On July 6, Prime Minister Paul Martin announced that Canada would send 100 RCMP to replace the returning soldiers. Police and soldiers from the U.S., France, Chile, Brazil, and other countries will remain in Haiti, under UN Security Council approval. A press release from the Canadian government described the role of the occupation as being a form of assistance to "the transitional Haitian government in establishing a secure and stable environment, restoring law and order, and reforming the Haitian National Police."

Canada's troops provide security for the post-coup regime, and the killings continue. One of the tasks the occupation forces have set for themselves is to disarm the civilian population.

The Canadian government has convinced many at home and abroad that it is a friend of peace and democracy and that its armed forces abroad are "peacekeepers." This is a lie. Indignation against the crimes of Washington in Iraq and elsewhere will ring hollow if not accompanied by equal indignation at Ottawa's participation in the pillage and oppression of the semi-colonial world.

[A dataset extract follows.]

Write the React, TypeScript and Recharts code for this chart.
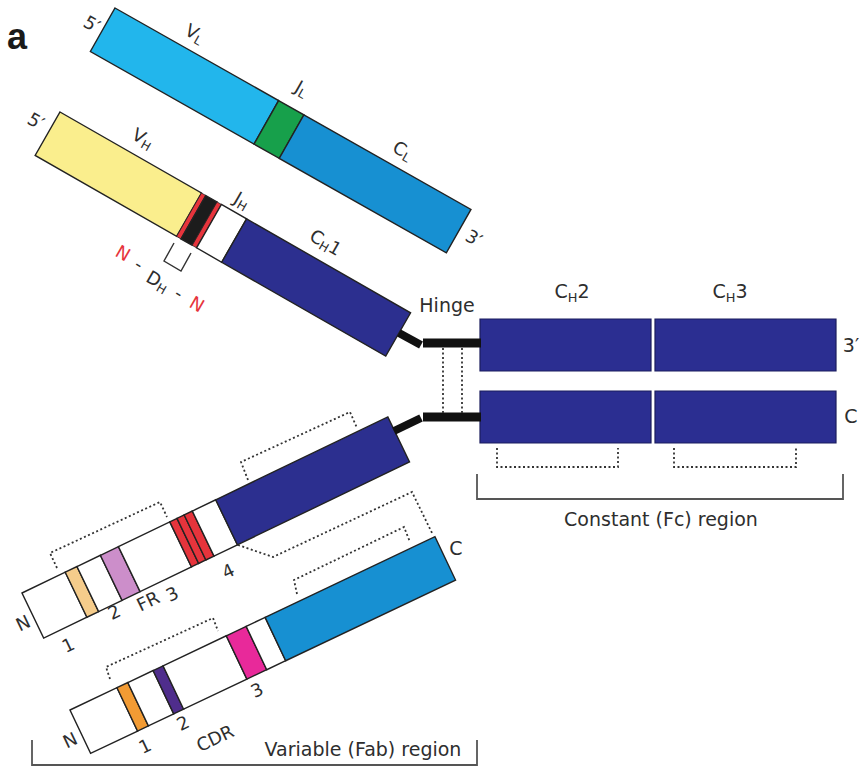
import React from "react";
import { ScatterChart, Scatter, XAxis, YAxis } from "recharts";

const WIDTH = 859;
const HEIGHT = 767;

type Seg = [number, number, string];
type P = [number, number];

// chain strips: top-left corner, tilt (deg), thickness
const strips = [
  { id: "lightTop", x: 115, y: 8, angle: 29.5, thick: 50 },
  { id: "heavyTop", x: 60, y: 112, angle: 29.8, thick: 50 },
  { id: "heavyBottom", x: 22, y: 593, angle: -25.7, thick: 50 },
  { id: "lightBottom", x: 70, y: 710, angle: -25.4, thick: 48 },
];

// domains along each strip: [from, to, region]
const lightTopSegments: Seg[] = [
  [0, 188, "VL"],
  [188, 217, "JL"],
  [217, 409, "CL"],
];
const heavyTopSegments: Seg[] = [
  [0, 163, "VH"],
  [163, 168, "N"],
  [168, 181, "DH"],
  [181, 186, "N"],
  [186, 215, "JH"],
  [215, 404, "CH"],
];
const heavyBottomSegments: Seg[] = [
  [0, 48, "FR"],
  [48, 61, "CDR1h"],
  [61, 87, "FR"],
  [87, 107, "CDR2h"],
  [107, 164, "FR"],
  [164, 172, "CDR3h"],
  [172, 180, "CDR3h"],
  [180, 189, "CDR3h"],
  [189, 215, "FR"],
  [215, 406, "CH"],
];
const lightBottomSegments: Seg[] = [
  [0, 52, "FR"],
  [52, 64, "CDR1l"],
  [64, 92, "FR"],
  [92, 103, "CDR2l"],
  [103, 173, "FR"],
  [173, 195, "CDR3l"],
  [195, 216, "FR"],
  [216, 404, "CL"],
];

// Fc domains: [x1, y1, x2, y2]
const fcBlocks: [number, number, number, number][] = [
  [480, 319, 651, 371],
  [655, 319, 836, 371],
  [480, 391, 651, 443],
  [655, 391, 836, 443],
];

// hinge
const hingeBars: { pts: P[]; thick: number }[] = [
  { pts: [[399, 333], [421, 345]], thick: 8 },
  { pts: [[423, 343], [481, 343]], thick: 9 },
  { pts: [[394, 431], [421, 418]], thick: 8 },
  { pts: [[423, 417], [481, 417]], thick: 9 },
];

// disulfide bonds
const disulfides: P[][] = [
  [[443, 348], [443, 413]],
  [[462, 348], [462, 413]],
  [[57, 568], [50, 553], [160, 502], [167, 517]],
  [[248, 480], [241, 462], [350, 412], [357, 428]],
  [[238, 545], [273, 557], [412, 492], [433, 535]],
  [[297, 594], [294, 580], [404, 527], [410, 542]],
  [[110, 679], [106, 667], [213, 618], [218, 631]],
  [[497, 448], [497, 467], [618, 467], [618, 448]],
  [[674, 448], [674, 467], [796, 467], [796, 448]],
];

const brackets: { pts: P[]; kind: string }[] = [
  { pts: [[174, 243], [164, 261], [181, 271], [191, 253]], kind: "small" },
  { pts: [[477, 474], [477, 499], [843, 499], [843, 474]], kind: "region" },
  { pts: [[32, 740], [32, 765], [477, 765], [477, 740]], kind: "region" },
];

type Label = { x: number; y: number; text: string; sub?: string; tail?: string; angle: number; kind: string };

const labels: Label[] = [
  { x: 17, y: 36, text: "a", angle: 0, kind: "panel" },
  { x: 92, y: 24, text: "5′", angle: 29.5, kind: "tag" },
  { x: 195, y: 33, text: "V", sub: "L", angle: 29.5, kind: "tag" },
  { x: 302, y: 88, text: "J", sub: "L", angle: 29.5, kind: "tag" },
  { x: 403, y: 150, text: "C", sub: "L", angle: 29.5, kind: "tag" },
  { x: 474, y: 238, text: "3′", angle: 29.5, kind: "tag" },
  { x: 36, y: 121, text: "5′", angle: 29.8, kind: "tag" },
  { x: 143, y: 138, text: "V", sub: "H", angle: 29.8, kind: "tag" },
  { x: 242, y: 200, text: "J", sub: "H", angle: 29.8, kind: "tag" },
  { x: 326, y: 242, text: "C", sub: "H", tail: "1", angle: 29.8, kind: "tag" },
  { x: 123, y: 253, text: "N", angle: 30, kind: "red" },
  { x: 139, y: 264, text: "-", angle: 30, kind: "tag" },
  { x: 158, y: 281, text: "D", sub: "H", angle: 30, kind: "tag" },
  { x: 179, y: 293, text: "-", angle: 30, kind: "tag" },
  { x: 197, y: 304, text: "N", angle: 30, kind: "red" },
  { x: 447, y: 305, text: "Hinge", angle: 0, kind: "title" },
  { x: 572, y: 291, text: "C", sub: "H", tail: "2", angle: 0, kind: "title" },
  { x: 730, y: 291, text: "C", sub: "H", tail: "3", angle: 0, kind: "title" },
  { x: 851, y: 345, text: "3′", angle: 0, kind: "title" },
  { x: 851, y: 416, text: "C", angle: 0, kind: "title" },
  { x: 661, y: 519, text: "Constant (Fc) region", angle: 0, kind: "title" },
  { x: 363, y: 749, text: "Variable (Fab) region", angle: 0, kind: "title" },
  { x: 23, y: 623, text: "N", angle: -25.7, kind: "tag" },
  { x: 68, y: 645, text: "1", angle: -25.7, kind: "tag" },
  { x: 114, y: 612, text: "2", angle: -25.7, kind: "tag" },
  { x: 148, y: 601, text: "FR", angle: -25.7, kind: "tag" },
  { x: 172, y: 594, text: "3", angle: -25.7, kind: "tag" },
  { x: 228, y: 571, text: "4", angle: -25.7, kind: "tag" },
  { x: 70, y: 740, text: "N", angle: -25.4, kind: "tag" },
  { x: 145, y: 746, text: "1", angle: -25.4, kind: "tag" },
  { x: 183, y: 723, text: "2", angle: -25.4, kind: "tag" },
  { x: 215, y: 738, text: "CDR", angle: -25.4, kind: "tag" },
  { x: 257, y: 690, text: "3", angle: -25.4, kind: "tag" },
  { x: 456, y: 548, text: "C", angle: 0, kind: "title" },
];

const REGION_FILL: Record<string, string> = {
  VL: "#22B6EC",
  JL: "#17A04B",
  CL: "#1790D2",
  VH: "#FAEE8D",
  DH: "#1C1C1C",
  N: "#E6343C",
  JH: "#FFFFFF",
  FR: "#FFFFFF",
  CH: "#2C2F8F",
  CDR1h: "#F5CC8B",
  CDR2h: "#CC8ECA",
  CDR3h: "#E6343C",
  CDR1l: "#F29B34",
  CDR2l: "#4F2D8C",
  CDR3l: "#E8299A",
};

const LABEL_STYLE: Record<string, { size: number; color: string; font: string; weight: number }> = {
  panel: { size: 36, color: "#1a1a1a", font: "Liberation Sans, Arial, sans-serif", weight: 700 },
  tag: { size: 18, color: "#2e2e2e", font: "DejaVu Sans, sans-serif", weight: 400 },
  red: { size: 18, color: "#E6343C", font: "DejaVu Sans, sans-serif", weight: 400 },
  title: { size: 19, color: "#2e2e2e", font: "DejaVu Sans, sans-serif", weight: 400 },
};

type Series = {
  key: string;
  points: { x: number; y: number }[];
  closed?: boolean;
  paint?: string;
  ink: string;
  lw: number;
  dash?: string;
};

const toPts = (pts: P[]) => pts.map(([x, y]) => ({ x, y }));

function stripSeries(id: string, segs: Seg[]): Series[] {
  const s = strips.find((d) => d.id === id)!;
  const r = (s.angle * Math.PI) / 180;
  const ux = Math.cos(r);
  const uy = Math.sin(r);
  const nx = -uy * s.thick;
  const ny = ux * s.thick;
  return segs.map(([a, b, region], i) => ({
    key: `${id}-${i}`,
    points: [
      { x: s.x + ux * a, y: s.y + uy * a },
      { x: s.x + ux * b, y: s.y + uy * b },
      { x: s.x + ux * b + nx, y: s.y + uy * b + ny },
      { x: s.x + ux * a + nx, y: s.y + uy * a + ny },
    ],
    closed: true,
    paint: REGION_FILL[region],
    ink: "#222",
    lw: region === "N" ? 0.8 : 1.4,
  }));
}

const series: Series[] = [
  ...stripSeries("lightTop", lightTopSegments),
  ...stripSeries("heavyTop", heavyTopSegments),
  ...stripSeries("heavyBottom", heavyBottomSegments),
  ...stripSeries("lightBottom", lightBottomSegments),
  ...fcBlocks.map(([x1, y1, x2, y2], i) => ({
    key: `fc-${i}`,
    points: toPts([[x1, y1], [x2, y1], [x2, y2], [x1, y2]]),
    closed: true,
    paint: "#2B2E91",
    ink: "#1B1D5E",
    lw: 1.2,
  })),
  ...hingeBars.map((h, i) => ({ key: `hinge-${i}`, points: toPts(h.pts), ink: "#111", lw: h.thick })),
  ...disulfides.map((d, i) => ({ key: `ss-${i}`, points: toPts(d), ink: "#333", lw: 1.8, dash: "2 2.5" })),
  ...brackets.map((b, i) => ({
    key: `br-${i}`,
    points: toPts(b.pts),
    ink: b.kind === "small" ? "#333" : "#555",
    lw: b.kind === "small" ? 1.4 : 1.8,
  })),
];

function Outline(props: any) {
  const pts = (props.points || []).map((p: any) => `${p.x},${p.y}`).join(" ");
  if (props.closed) {
    return <polygon points={pts} fill={props.paint} stroke={props.ink} strokeWidth={props.lw} strokeLinejoin="miter" />;
  }
  return (
    <polyline
      points={pts}
      fill="none"
      stroke={props.ink}
      strokeWidth={props.lw}
      strokeDasharray={props.dash}
      strokeLinecap="butt"
      strokeLinejoin="miter"
    />
  );
}

const noDot = () => <g />;

function renderLabel(p: any) {
  const d: Label = p.payload;
  const st = LABEL_STYLE[d.kind];
  const { cx, cy } = p;
  return (
    <text
      x={cx}
      y={cy}
      transform={d.angle ? `rotate(${d.angle} ${cx} ${cy})` : undefined}
      textAnchor="middle"
      dominantBaseline="central"
      fontFamily={st.font}
      fontWeight={st.weight}
      fontSize={st.size}
      fill={st.color}
    >
      {d.text}
      {d.sub && (
        <tspan fontSize={st.size * 0.68} dy={st.size * 0.3}>
          {d.sub}
        </tspan>
      )}
      {d.tail && <tspan dy={-st.size * 0.3}>{d.tail}</tspan>}
    </text>
  );
}

export default function App() {
  return (
    <div style={{ position: "absolute", left: 0, top: 0, width: WIDTH, height: HEIGHT, background: "#fff" }}>
      <ScatterChart width={WIDTH} height={HEIGHT} margin={{ top: 0, right: 0, bottom: 0, left: 0 }}>
        <XAxis type="number" dataKey="x" domain={[0, WIDTH]} allowDataOverflow hide />
        <YAxis type="number" dataKey="y" domain={[0, HEIGHT]} allowDataOverflow reversed hide />
        {series.map((s) => (
          <Scatter
            key={s.key}
            data={s.points}
            isAnimationActive={false}
            shape={noDot}
            lineType="joint"
            line={<Outline closed={s.closed} paint={s.paint} ink={s.ink} lw={s.lw} dash={s.dash} />}
          />
        ))}
        <Scatter data={labels} isAnimationActive={false} shape={renderLabel} />
      </ScatterChart>
    </div>
  );
}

Those concerned with human rights, poverty and the oppression of the Third World peoples have a responsibility to speak out about the situation in Haiti. We should demand of the Canadian government that it withdraw police and military forces from that country and halt any form of assistance to the post-coup authority. Working-class and progressive organizations in Canada need to support the people of Haiti in opposing the coup-imposed regime and fighting for the return of the democratically elected government.